Nihilisme et Information : la quête du sens
Christian Duteil
On ne court pas à Boston mais on fonce vers Babel, confusion des langages, confusion des images. Nous sommes abominablement «téléprésents au monde», l’écran TV nous transporte dans la violence ambiante, nous donne l’illusion de l’ubiquité et d’immédiateté dans une profusion d’images qui tapissent en live le salon des voyeurs que nous sommes tous quoi qu’on en dise et s’en défende.
Les attentats sur la ligne d’arrivée du marathon ont choqué l’Amérique et sidéré le monde entier. Les deux explosions qui ont eu lieu presque simultanément lundi dernier à 14h30 (heure locale) ont fait trois morts, dont un enfant de trois ans, et une centaine de blessés. D’après le Wall Street Journal, cinq autres engins explosifs devaient également frapper la ville. Les autorités ont réussi à les trouver et à les désactiver à temps. Au lendemain des explosions meurtrières de Boston, la photo d’un homme sur le toit d’un immeuble près du lieu du drame, affole les réseaux sociaux. Ce mystérieux inconnu a-t-il un lien avec les attaques ?

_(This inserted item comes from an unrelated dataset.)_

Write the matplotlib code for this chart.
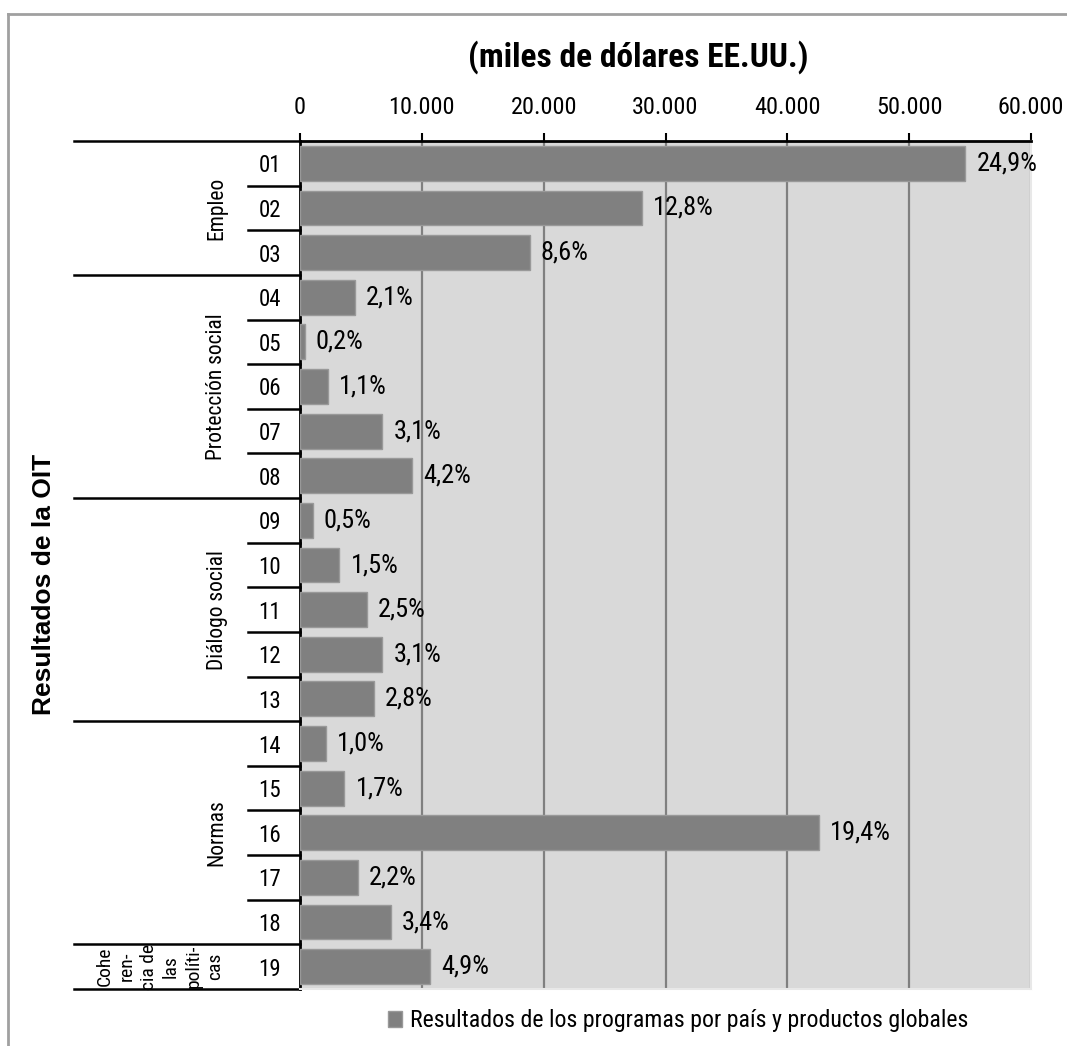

Distance et proximité. Dégoût extrême et volonté de connaître ce monde inconnu, sans repères, du nouveau terrorisme. Le monde brûle, jour après jour, et des hommes meurent sous nos yeux. Le président américain Barack Obama a décidé de prendre immédiatement la parole après les attentats, tout en jouant la carte de la prudence en déclarant qu’il ignorait « qui a commis les actes et pourquoi ? »
Depuis l’épisode de la tour de Babel et la confusion des langues, nous mourrons d’indifférence, c’est-à-dire de carences en nouvelles crédibles malgré la prolifération des écrans, le recoupement des sources d’informations et le journalisme « embedded ». Car malgré notre désir d’une « politique du sens », il n’y a rien à voir derrière la multiplication des images spectaculaires et du trop à voir. Le « monde » a perdu ses pôles, ses centres, ses cohérences et vit dans le non-événement de la guerre annoncée et prévisible. La chronique quotidienne nous abreuve d’informations alors que nous frisons l’overdose du courrier électronique.. Mais ces infos trop parcellaires, ces images nihilistes trop éclatées, ne permettent pas de comprendre les tenants et aboutissants de ces événements dramatiques et nous livrent un monde fragmenté. Quiconque avance une interprétation, qui la propose ou l’impose avec force, se voit rétorquer que, de toute façon, ce n’est qu’une interprétation. Or, toute interprétation du monde n’est rien d’autre qu’une vision du monde intéressée et tendancieuse qui n’exclut pas une certaine violence. Comme dit Cioran «Ce que je fais démolit ce que je veux.»